- **Written task**: Repeat the data below exactly, dropping any pictures it holds.
☆ ☆ ☆ ☆ ☆
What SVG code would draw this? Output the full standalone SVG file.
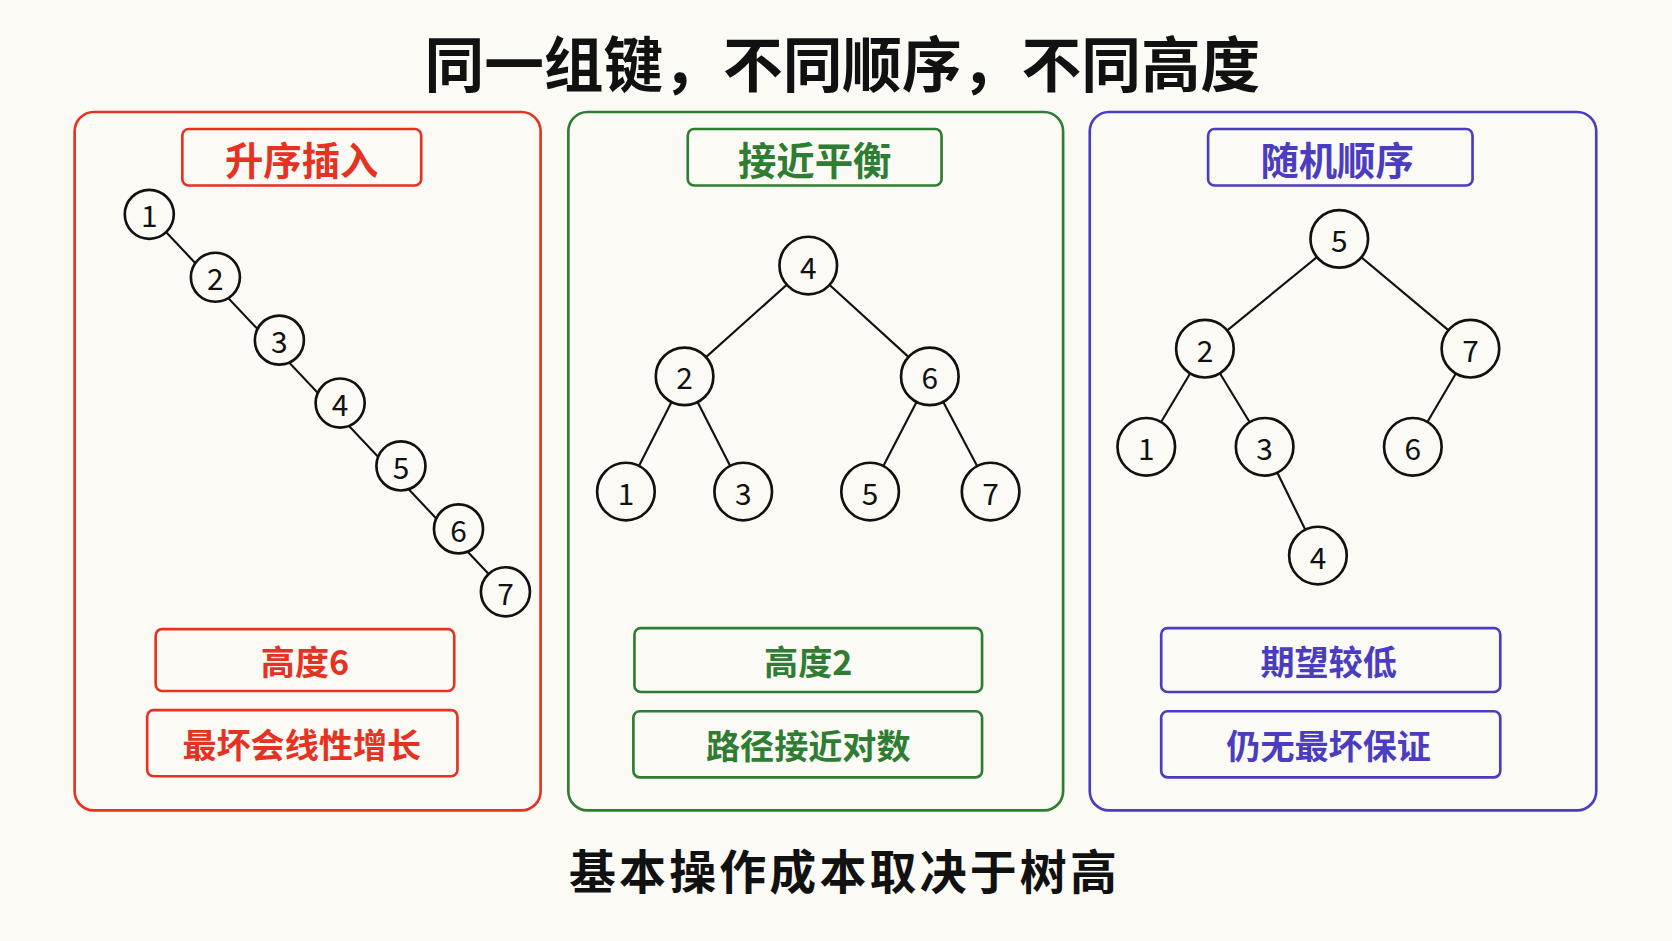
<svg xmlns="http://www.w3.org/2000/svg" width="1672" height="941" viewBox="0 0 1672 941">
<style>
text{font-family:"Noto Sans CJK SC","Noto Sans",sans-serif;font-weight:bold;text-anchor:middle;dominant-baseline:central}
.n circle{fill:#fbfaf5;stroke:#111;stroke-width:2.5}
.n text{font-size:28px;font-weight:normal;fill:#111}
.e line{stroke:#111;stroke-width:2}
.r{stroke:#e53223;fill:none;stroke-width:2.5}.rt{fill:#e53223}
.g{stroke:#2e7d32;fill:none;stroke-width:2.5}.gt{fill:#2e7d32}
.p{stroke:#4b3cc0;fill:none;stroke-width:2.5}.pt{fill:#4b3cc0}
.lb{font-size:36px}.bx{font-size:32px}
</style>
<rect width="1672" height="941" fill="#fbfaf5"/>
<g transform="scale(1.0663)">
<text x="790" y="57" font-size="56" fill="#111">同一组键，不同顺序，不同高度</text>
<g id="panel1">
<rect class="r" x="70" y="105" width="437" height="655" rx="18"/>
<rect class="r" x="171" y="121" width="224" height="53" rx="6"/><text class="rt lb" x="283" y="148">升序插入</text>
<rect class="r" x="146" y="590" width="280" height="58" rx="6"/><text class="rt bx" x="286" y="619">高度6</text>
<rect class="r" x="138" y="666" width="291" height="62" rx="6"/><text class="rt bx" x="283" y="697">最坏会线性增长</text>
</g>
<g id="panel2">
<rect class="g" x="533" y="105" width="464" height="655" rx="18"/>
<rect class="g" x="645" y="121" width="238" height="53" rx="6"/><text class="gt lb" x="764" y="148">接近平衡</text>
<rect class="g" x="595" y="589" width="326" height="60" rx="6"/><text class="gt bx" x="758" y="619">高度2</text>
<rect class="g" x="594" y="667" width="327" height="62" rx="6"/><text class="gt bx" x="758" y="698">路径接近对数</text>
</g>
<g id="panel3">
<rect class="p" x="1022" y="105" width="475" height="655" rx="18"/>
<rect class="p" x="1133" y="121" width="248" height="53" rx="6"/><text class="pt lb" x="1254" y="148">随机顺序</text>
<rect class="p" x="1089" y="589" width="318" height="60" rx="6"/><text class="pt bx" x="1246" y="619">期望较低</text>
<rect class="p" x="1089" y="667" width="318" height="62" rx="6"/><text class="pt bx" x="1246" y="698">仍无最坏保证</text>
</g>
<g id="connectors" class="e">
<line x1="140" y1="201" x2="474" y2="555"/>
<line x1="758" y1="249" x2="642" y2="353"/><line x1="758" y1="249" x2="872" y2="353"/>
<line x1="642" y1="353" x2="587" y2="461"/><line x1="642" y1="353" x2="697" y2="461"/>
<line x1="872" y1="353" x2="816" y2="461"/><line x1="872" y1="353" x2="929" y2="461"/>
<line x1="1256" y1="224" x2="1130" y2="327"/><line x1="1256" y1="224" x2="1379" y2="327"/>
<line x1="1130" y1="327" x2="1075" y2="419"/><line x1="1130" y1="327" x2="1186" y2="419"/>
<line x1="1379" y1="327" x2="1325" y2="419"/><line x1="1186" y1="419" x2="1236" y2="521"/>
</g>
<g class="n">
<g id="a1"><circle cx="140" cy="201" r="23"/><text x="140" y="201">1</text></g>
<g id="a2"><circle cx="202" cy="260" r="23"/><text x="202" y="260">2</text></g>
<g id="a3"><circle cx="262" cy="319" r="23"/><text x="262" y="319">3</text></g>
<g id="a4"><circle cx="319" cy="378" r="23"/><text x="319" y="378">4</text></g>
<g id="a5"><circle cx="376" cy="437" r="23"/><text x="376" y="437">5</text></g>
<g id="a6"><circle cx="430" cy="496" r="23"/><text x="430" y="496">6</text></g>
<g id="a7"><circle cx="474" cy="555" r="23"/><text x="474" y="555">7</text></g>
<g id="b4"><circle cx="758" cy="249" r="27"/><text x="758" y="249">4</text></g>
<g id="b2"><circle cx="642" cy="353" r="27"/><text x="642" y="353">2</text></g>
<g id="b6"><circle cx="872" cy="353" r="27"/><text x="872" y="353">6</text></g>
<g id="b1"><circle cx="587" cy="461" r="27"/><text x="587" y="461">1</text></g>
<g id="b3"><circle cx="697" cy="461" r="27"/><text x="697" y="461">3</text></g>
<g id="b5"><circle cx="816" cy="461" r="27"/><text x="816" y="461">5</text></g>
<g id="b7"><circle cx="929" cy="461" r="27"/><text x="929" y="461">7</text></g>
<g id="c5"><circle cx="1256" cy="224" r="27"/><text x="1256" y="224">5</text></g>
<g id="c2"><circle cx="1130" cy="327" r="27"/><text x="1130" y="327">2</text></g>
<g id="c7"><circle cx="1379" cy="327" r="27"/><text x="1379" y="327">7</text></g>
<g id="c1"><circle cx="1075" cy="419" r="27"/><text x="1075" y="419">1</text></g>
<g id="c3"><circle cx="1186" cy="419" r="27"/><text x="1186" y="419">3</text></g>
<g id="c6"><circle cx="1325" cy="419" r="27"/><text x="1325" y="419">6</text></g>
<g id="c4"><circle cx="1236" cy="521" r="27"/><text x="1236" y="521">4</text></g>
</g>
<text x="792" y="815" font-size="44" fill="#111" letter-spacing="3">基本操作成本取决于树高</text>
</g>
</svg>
☆ ☆ ☆ ☆ ☆
- **The reply**:
What SVG code would draw this? Output the full standalone SVG file.
<svg xmlns="http://www.w3.org/2000/svg" width="1672" height="941" viewBox="0 0 1672 941">
<style>
text{font-family:"Noto Sans CJK SC","Noto Sans",sans-serif;font-weight:bold;text-anchor:middle;dominant-baseline:central}
.n circle{fill:#fbfaf5;stroke:#111;stroke-width:2.5}
.n text{font-size:28px;font-weight:normal;fill:#111}
.e line{stroke:#111;stroke-width:2}
.r{stroke:#e53223;fill:none;stroke-width:2.5}.rt{fill:#e53223}
.g{stroke:#2e7d32;fill:none;stroke-width:2.5}.gt{fill:#2e7d32}
.p{stroke:#4b3cc0;fill:none;stroke-width:2.5}.pt{fill:#4b3cc0}
.lb{font-size:36px}.bx{font-size:32px}
</style>
<rect width="1672" height="941" fill="#fbfaf5"/>
<g transform="scale(1.0663)">
<text x="790" y="57" font-size="56" fill="#111">同一组键，不同顺序，不同高度</text>
<g id="panel1">
<rect class="r" x="70" y="105" width="437" height="655" rx="18"/>
<rect class="r" x="171" y="121" width="224" height="53" rx="6"/><text class="rt lb" x="283" y="148">升序插入</text>
<rect class="r" x="146" y="590" width="280" height="58" rx="6"/><text class="rt bx" x="286" y="619">高度6</text>
<rect class="r" x="138" y="666" width="291" height="62" rx="6"/><text class="rt bx" x="283" y="697">最坏会线性增长</text>
</g>
<g id="panel2">
<rect class="g" x="533" y="105" width="464" height="655" rx="18"/>
<rect class="g" x="645" y="121" width="238" height="53" rx="6"/><text class="gt lb" x="764" y="148">接近平衡</text>
<rect class="g" x="595" y="589" width="326" height="60" rx="6"/><text class="gt bx" x="758" y="619">高度2</text>
<rect class="g" x="594" y="667" width="327" height="62" rx="6"/><text class="gt bx" x="758" y="698">路径接近对数</text>
</g>
<g id="panel3">
<rect class="p" x="1022" y="105" width="475" height="655" rx="18"/>
<rect class="p" x="1133" y="121" width="248" height="53" rx="6"/><text class="pt lb" x="1254" y="148">随机顺序</text>
<rect class="p" x="1089" y="589" width="318" height="60" rx="6"/><text class="pt bx" x="1246" y="619">期望较低</text>
<rect class="p" x="1089" y="667" width="318" height="62" rx="6"/><text class="pt bx" x="1246" y="698">仍无最坏保证</text>
</g>
<g id="connectors" class="e">
<line x1="140" y1="201" x2="474" y2="555"/>
<line x1="758" y1="249" x2="642" y2="353"/><line x1="758" y1="249" x2="872" y2="353"/>
<line x1="642" y1="353" x2="587" y2="461"/><line x1="642" y1="353" x2="697" y2="461"/>
<line x1="872" y1="353" x2="816" y2="461"/><line x1="872" y1="353" x2="929" y2="461"/>
<line x1="1256" y1="224" x2="1130" y2="327"/><line x1="1256" y1="224" x2="1379" y2="327"/>
<line x1="1130" y1="327" x2="1075" y2="419"/><line x1="1130" y1="327" x2="1186" y2="419"/>
<line x1="1379" y1="327" x2="1325" y2="419"/><line x1="1186" y1="419" x2="1236" y2="521"/>
</g>
<g class="n">
<g id="a1"><circle cx="140" cy="201" r="23"/><text x="140" y="201">1</text></g>
<g id="a2"><circle cx="202" cy="260" r="23"/><text x="202" y="260">2</text></g>
<g id="a3"><circle cx="262" cy="319" r="23"/><text x="262" y="319">3</text></g>
<g id="a4"><circle cx="319" cy="378" r="23"/><text x="319" y="378">4</text></g>
<g id="a5"><circle cx="376" cy="437" r="23"/><text x="376" y="437">5</text></g>
<g id="a6"><circle cx="430" cy="496" r="23"/><text x="430" y="496">6</text></g>
<g id="a7"><circle cx="474" cy="555" r="23"/><text x="474" y="555">7</text></g>
<g id="b4"><circle cx="758" cy="249" r="27"/><text x="758" y="249">4</text></g>
<g id="b2"><circle cx="642" cy="353" r="27"/><text x="642" y="353">2</text></g>
<g id="b6"><circle cx="872" cy="353" r="27"/><text x="872" y="353">6</text></g>
<g id="b1"><circle cx="587" cy="461" r="27"/><text x="587" y="461">1</text></g>
<g id="b3"><circle cx="697" cy="461" r="27"/><text x="697" y="461">3</text></g>
<g id="b5"><circle cx="816" cy="461" r="27"/><text x="816" y="461">5</text></g>
<g id="b7"><circle cx="929" cy="461" r="27"/><text x="929" y="461">7</text></g>
<g id="c5"><circle cx="1256" cy="224" r="27"/><text x="1256" y="224">5</text></g>
<g id="c2"><circle cx="1130" cy="327" r="27"/><text x="1130" y="327">2</text></g>
<g id="c7"><circle cx="1379" cy="327" r="27"/><text x="1379" y="327">7</text></g>
<g id="c1"><circle cx="1075" cy="419" r="27"/><text x="1075" y="419">1</text></g>
<g id="c3"><circle cx="1186" cy="419" r="27"/><text x="1186" y="419">3</text></g>
<g id="c6"><circle cx="1325" cy="419" r="27"/><text x="1325" y="419">6</text></g>
<g id="c4"><circle cx="1236" cy="521" r="27"/><text x="1236" y="521">4</text></g>
</g>
<text x="792" y="815" font-size="44" fill="#111" letter-spacing="3">基本操作成本取决于树高</text>
</g>
</svg>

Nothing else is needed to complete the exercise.